Einmal hat mir eine Freundin erzählt, dass ihr 5-jähriger Sohn im Kindergarten heute wieder „nur gespielt“ hat. Mich hat das sehr nachdenklich gestimmt.
Zum einen die Idee, dass er etwas anderes hätte tun sollen? Und zum anderen, bin ich dem Gedanken nachgehangen was Spiel eigentlich ist.
Ich glaube, Kinder „können“ zunächst nichts anders, als sich und die Welt spielerisch zu erfahren. Ganz am Anfang schauen sie nur, dann beginnen sie sich, ihren Körper, ihre direkte Umwelt zu erobern. Erst nur mit Blicken, dann den Händen und dem restlichen Körper. Dem folgt die Bewegung aus einem Drang heraus „mehr“ zu wollen. Erst reflexartig und impulsgesteuert. Später mit klarem Fokus und einer Absicht.
Alles will erfahren werden, angefasst, gespürt, geschmeckt, gerochen, begriffen, gehalten, getragen und bewegt werden. Dabei orientieren sie sich mit zunehmendem Alter am Gegenüber. Sie ahmen nach, was sie sehen und drücken aus, was sie dabei empfinden.
Doch was passiert da tatsächlich?
Wenn wir Erwachsenen das tun, nenn man es Forschung und Wissenschaft, wir testen, erproben, versuchen raus zu finden wie es geht, was die Hintergründe sind, lernen zu verstehen.
Kinder tun genau das gleiche.Wir bezeichen das als Spiel, doch die Erkenntnisse sind nicht weniger aufschlussreich für das Kind, als für den Wissenschaftler.
Es erfährt die Welt, die Menschen in seinem Umfeld, das Leben. Er ahmt nach, erschließt sich Erkenntnisse und übt Fertigkeiten. Der einzige Unterschied zum Erwachsenen, liegt in der Tatsache, dass das Kind sich nicht auf Resultate, messbare Ergebnisse, Leistung, Profit, Optimierung ausrichtet, wie wir Erwachsenen es Tag ein Tag aus tun.
Man könnte meinen es sei deshalb nicht wertvoll, weil es „nichts bringt“.
Es ist richtig dass dabei am Schluss eventuell nichts Sichtbares rauskommt.

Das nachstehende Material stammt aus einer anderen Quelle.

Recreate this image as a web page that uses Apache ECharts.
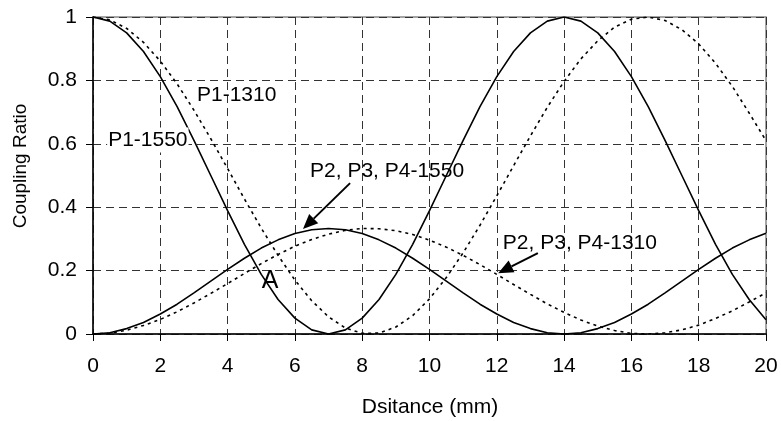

Außer vielleicht, das Chaos, das ein Kind hinterlässt, wenn es die Welt erfährt. Dennoch gibt es für Kinder nichts wertvolleres, als einfach „nur“ zu Spielen und das so frei wie möglich. Ohne vorgegebene Schablonen, ohne Ziel, ohne Ergebnis von außen gesteuert.
Wenn ein Kind also matscht, klettert, Rollenspiele spielt, singt, hüpft könnte man sagen, es erschließt sich wichtige physikalische, körperliche, zwischenmenschliche, anatomische Erkenntnisse, erlebt Erfolg und Scheitern.
Wo läuft das Wasser hin und wieso immer nach untern?
Es gibt Dinge die schwimmen und andere sinken?
Wenn ich mein weißes T-Shirt vollschmiere, schimpft die Mama.
Tassen kann man nicht werfen, dann gehen sie kaputt.
Ich kann den großen Stein nicht heben, das zu genügt meine Kraft nicht.
Mein Bruder haut mich, wenn ich sein Spielzeug nehme.
Oma freut sich, wenn ich singe.
Wenn ich die Rassel fallen lasse, kommt sie immer wieder, weil Opa sie aufhebt. Irgendwann ändert sich seine Stimmung.
Beim Balancieren muss ich achtsam sein, sonst wackle ich oder falle runter.
Beim Rollenspiel ahme ich nach, was ich sehe und habe dazu meine eigenen Empfindungen.
Wenn ich den Turm zu hoch baue, fällt er um, vielleicht muss ich ihn breiter bauen, oder abstützen.
Kinder können das wunderbar und je weniger sie dabei angeleitet, gestört, belehrt oder gehindert werden, desto größer und reicher der Erfahrungsschatz, desto prickelnder das Erleben. Wir Eltern, könnten uns viel häufiger gemütlich zurücklehnen und uns freuen, dass unsere Kinder einfach „nur“ spielen. Umfassender kann Leben nicht erfahren werden, für alles andere ist später noch genug Zeit. Wir sind ja so schrecklich lang erwachsen.
„Aber was soll denn daraus werden?“ könnte die Besorgnis rufen. „Viel Gutes“, würde das Leben antworten!